WORK INSTRUCTIONS
Faithfully return all lines, omitting every embedded picture.

DATA BLOCK
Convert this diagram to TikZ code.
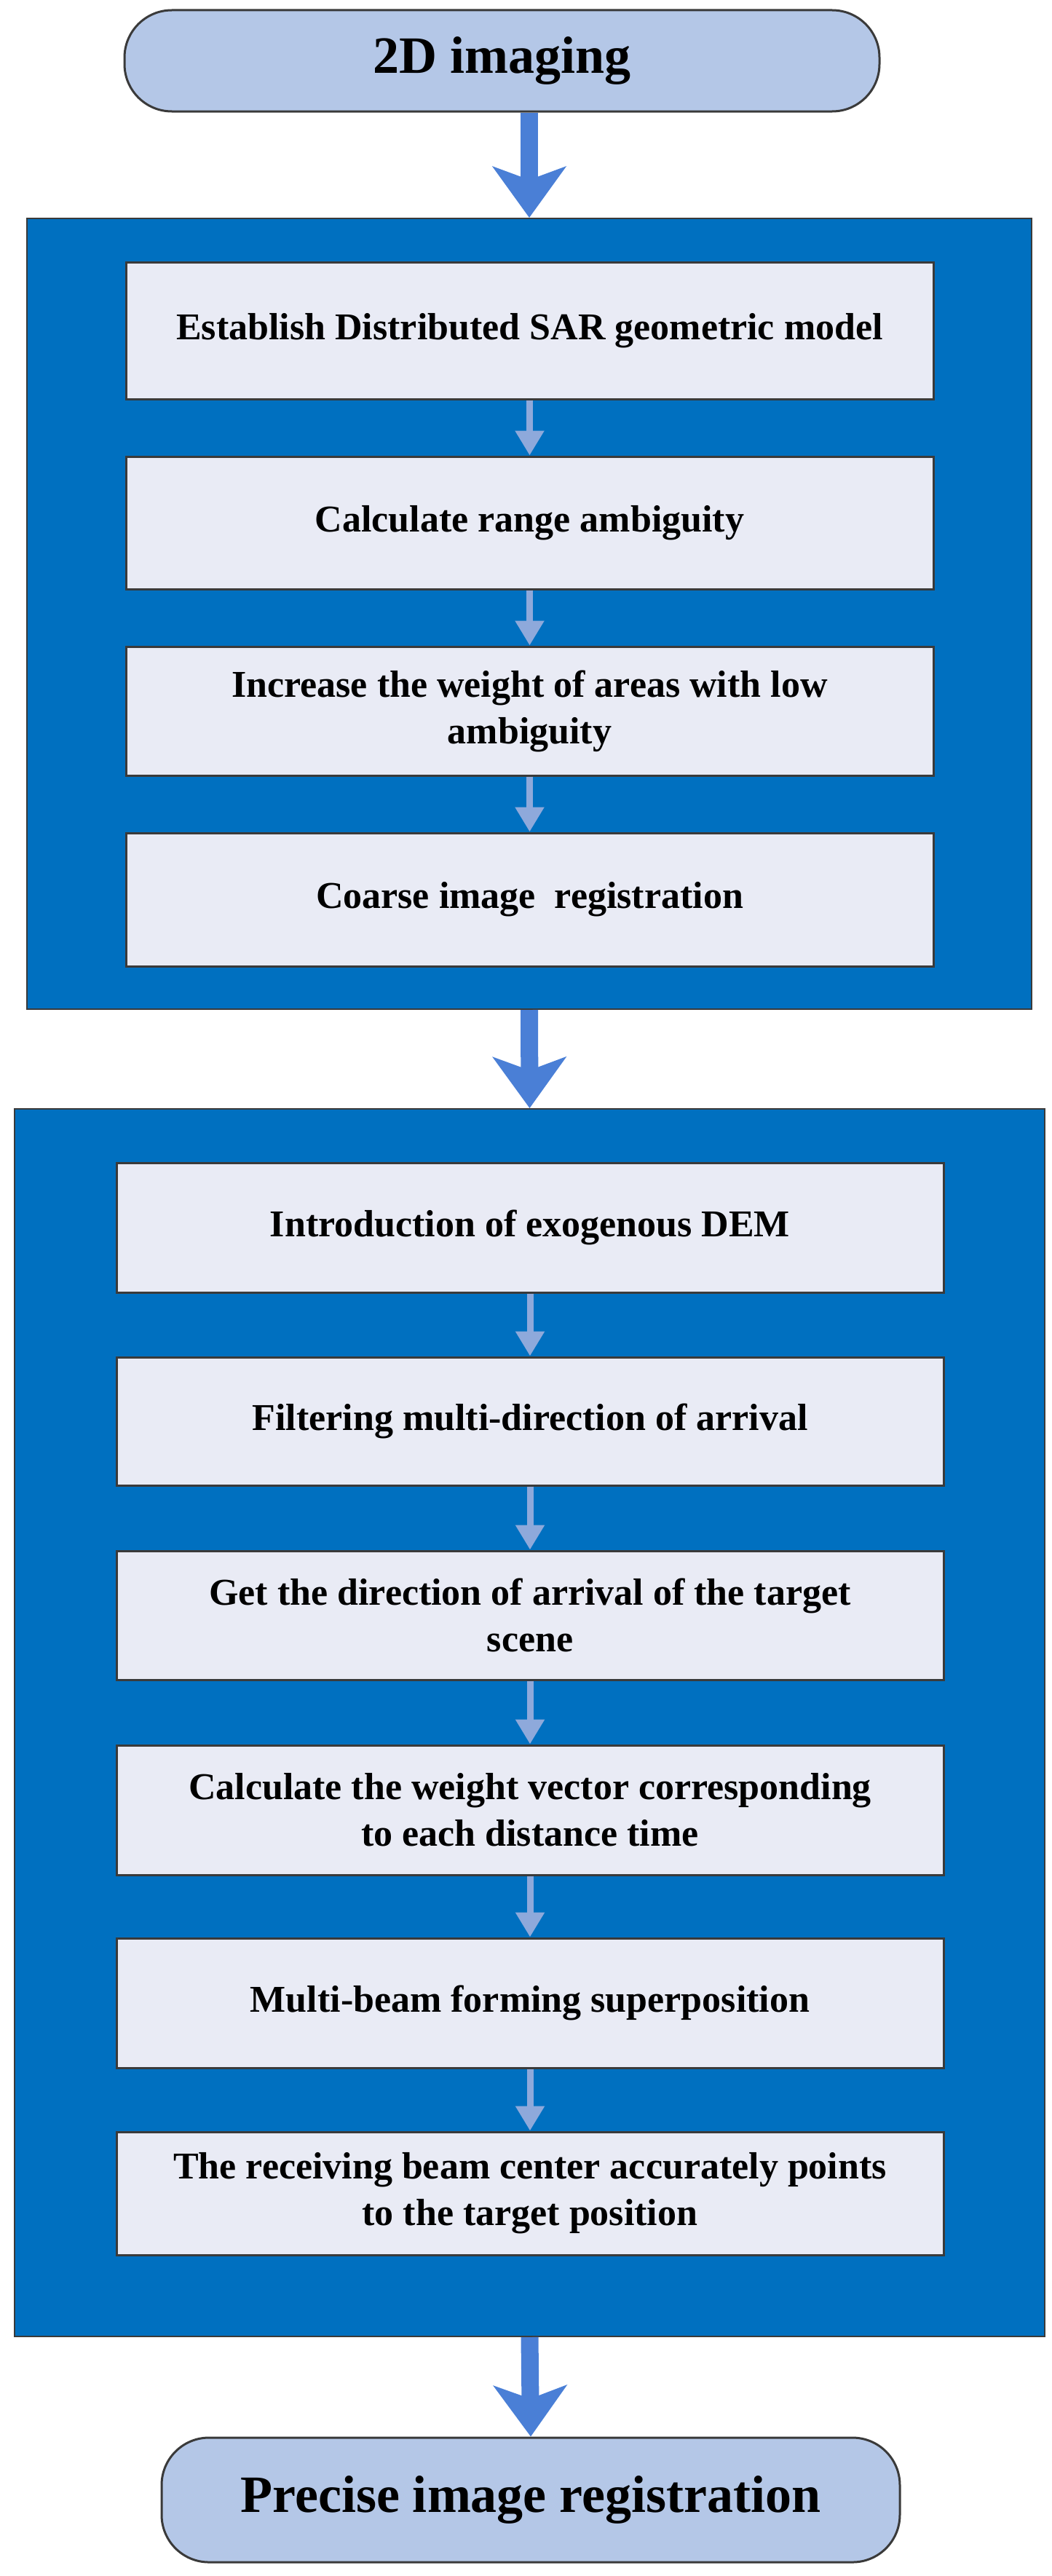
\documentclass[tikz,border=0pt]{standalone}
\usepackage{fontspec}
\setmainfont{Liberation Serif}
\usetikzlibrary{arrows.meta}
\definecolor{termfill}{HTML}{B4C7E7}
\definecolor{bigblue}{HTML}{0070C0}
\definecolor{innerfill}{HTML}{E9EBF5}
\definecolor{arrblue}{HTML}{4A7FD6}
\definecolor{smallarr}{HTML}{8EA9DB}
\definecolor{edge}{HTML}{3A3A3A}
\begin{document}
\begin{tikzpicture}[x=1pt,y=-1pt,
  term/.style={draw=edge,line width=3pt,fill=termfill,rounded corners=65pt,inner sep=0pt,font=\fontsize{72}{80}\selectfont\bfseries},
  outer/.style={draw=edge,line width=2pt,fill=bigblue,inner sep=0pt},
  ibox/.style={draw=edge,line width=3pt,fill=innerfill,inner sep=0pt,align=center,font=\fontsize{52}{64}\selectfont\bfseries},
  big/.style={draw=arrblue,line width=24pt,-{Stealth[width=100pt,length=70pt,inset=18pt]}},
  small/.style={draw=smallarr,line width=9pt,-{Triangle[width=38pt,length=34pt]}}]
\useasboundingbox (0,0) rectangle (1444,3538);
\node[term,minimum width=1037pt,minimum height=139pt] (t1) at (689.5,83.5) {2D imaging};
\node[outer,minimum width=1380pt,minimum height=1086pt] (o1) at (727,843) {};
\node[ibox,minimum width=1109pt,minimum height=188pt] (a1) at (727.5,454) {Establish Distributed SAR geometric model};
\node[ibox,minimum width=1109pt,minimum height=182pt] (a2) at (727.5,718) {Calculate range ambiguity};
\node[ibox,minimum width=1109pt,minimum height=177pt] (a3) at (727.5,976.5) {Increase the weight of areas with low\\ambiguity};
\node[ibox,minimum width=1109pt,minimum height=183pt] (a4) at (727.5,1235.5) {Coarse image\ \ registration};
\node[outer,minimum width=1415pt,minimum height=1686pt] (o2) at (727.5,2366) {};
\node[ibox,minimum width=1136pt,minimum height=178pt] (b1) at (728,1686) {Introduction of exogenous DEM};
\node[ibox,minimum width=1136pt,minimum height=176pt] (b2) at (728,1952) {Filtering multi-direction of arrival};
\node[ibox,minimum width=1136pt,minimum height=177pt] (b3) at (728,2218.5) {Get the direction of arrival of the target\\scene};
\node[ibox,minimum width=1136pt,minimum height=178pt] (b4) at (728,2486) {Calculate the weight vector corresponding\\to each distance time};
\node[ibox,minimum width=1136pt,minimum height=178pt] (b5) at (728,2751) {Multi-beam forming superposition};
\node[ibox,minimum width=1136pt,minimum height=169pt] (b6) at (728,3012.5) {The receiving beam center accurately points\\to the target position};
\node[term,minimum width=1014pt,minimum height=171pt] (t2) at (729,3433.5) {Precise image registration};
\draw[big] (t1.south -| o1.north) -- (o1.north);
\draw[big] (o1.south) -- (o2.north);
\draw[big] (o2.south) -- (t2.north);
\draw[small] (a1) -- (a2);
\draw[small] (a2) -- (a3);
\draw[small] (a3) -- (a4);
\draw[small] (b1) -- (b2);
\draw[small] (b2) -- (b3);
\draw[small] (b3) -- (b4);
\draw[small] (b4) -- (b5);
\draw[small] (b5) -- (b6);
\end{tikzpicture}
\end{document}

OUTPUT OF THE EXERCISE
Convert this diagram to TikZ code.
\documentclass[tikz,border=0pt]{standalone}
\usepackage{fontspec}
\setmainfont{Liberation Serif}
\usetikzlibrary{arrows.meta}
\definecolor{termfill}{HTML}{B4C7E7}
\definecolor{bigblue}{HTML}{0070C0}
\definecolor{innerfill}{HTML}{E9EBF5}
\definecolor{arrblue}{HTML}{4A7FD6}
\definecolor{smallarr}{HTML}{8EA9DB}
\definecolor{edge}{HTML}{3A3A3A}
\begin{document}
\begin{tikzpicture}[x=1pt,y=-1pt,
  term/.style={draw=edge,line width=3pt,fill=termfill,rounded corners=65pt,inner sep=0pt,font=\fontsize{72}{80}\selectfont\bfseries},
  outer/.style={draw=edge,line width=2pt,fill=bigblue,inner sep=0pt},
  ibox/.style={draw=edge,line width=3pt,fill=innerfill,inner sep=0pt,align=center,font=\fontsize{52}{64}\selectfont\bfseries},
  big/.style={draw=arrblue,line width=24pt,-{Stealth[width=100pt,length=70pt,inset=18pt]}},
  small/.style={draw=smallarr,line width=9pt,-{Triangle[width=38pt,length=34pt]}}]
\useasboundingbox (0,0) rectangle (1444,3538);
\node[term,minimum width=1037pt,minimum height=139pt] (t1) at (689.5,83.5) {2D imaging};
\node[outer,minimum width=1380pt,minimum height=1086pt] (o1) at (727,843) {};
\node[ibox,minimum width=1109pt,minimum height=188pt] (a1) at (727.5,454) {Establish Distributed SAR geometric model};
\node[ibox,minimum width=1109pt,minimum height=182pt] (a2) at (727.5,718) {Calculate range ambiguity};
\node[ibox,minimum width=1109pt,minimum height=177pt] (a3) at (727.5,976.5) {Increase the weight of areas with low\\ambiguity};
\node[ibox,minimum width=1109pt,minimum height=183pt] (a4) at (727.5,1235.5) {Coarse image\ \ registration};
\node[outer,minimum width=1415pt,minimum height=1686pt] (o2) at (727.5,2366) {};
\node[ibox,minimum width=1136pt,minimum height=178pt] (b1) at (728,1686) {Introduction of exogenous DEM};
\node[ibox,minimum width=1136pt,minimum height=176pt] (b2) at (728,1952) {Filtering multi-direction of arrival};
\node[ibox,minimum width=1136pt,minimum height=177pt] (b3) at (728,2218.5) {Get the direction of arrival of the target\\scene};
\node[ibox,minimum width=1136pt,minimum height=178pt] (b4) at (728,2486) {Calculate the weight vector corresponding\\to each distance time};
\node[ibox,minimum width=1136pt,minimum height=178pt] (b5) at (728,2751) {Multi-beam forming superposition};
\node[ibox,minimum width=1136pt,minimum height=169pt] (b6) at (728,3012.5) {The receiving beam center accurately points\\to the target position};
\node[term,minimum width=1014pt,minimum height=171pt] (t2) at (729,3433.5) {Precise image registration};
\draw[big] (t1.south -| o1.north) -- (o1.north);
\draw[big] (o1.south) -- (o2.north);
\draw[big] (o2.south) -- (t2.north);
\draw[small] (a1) -- (a2);
\draw[small] (a2) -- (a3);
\draw[small] (a3) -- (a4);
\draw[small] (b1) -- (b2);
\draw[small] (b2) -- (b3);
\draw[small] (b3) -- (b4);
\draw[small] (b4) -- (b5);
\draw[small] (b5) -- (b6);
\end{tikzpicture}
\end{document}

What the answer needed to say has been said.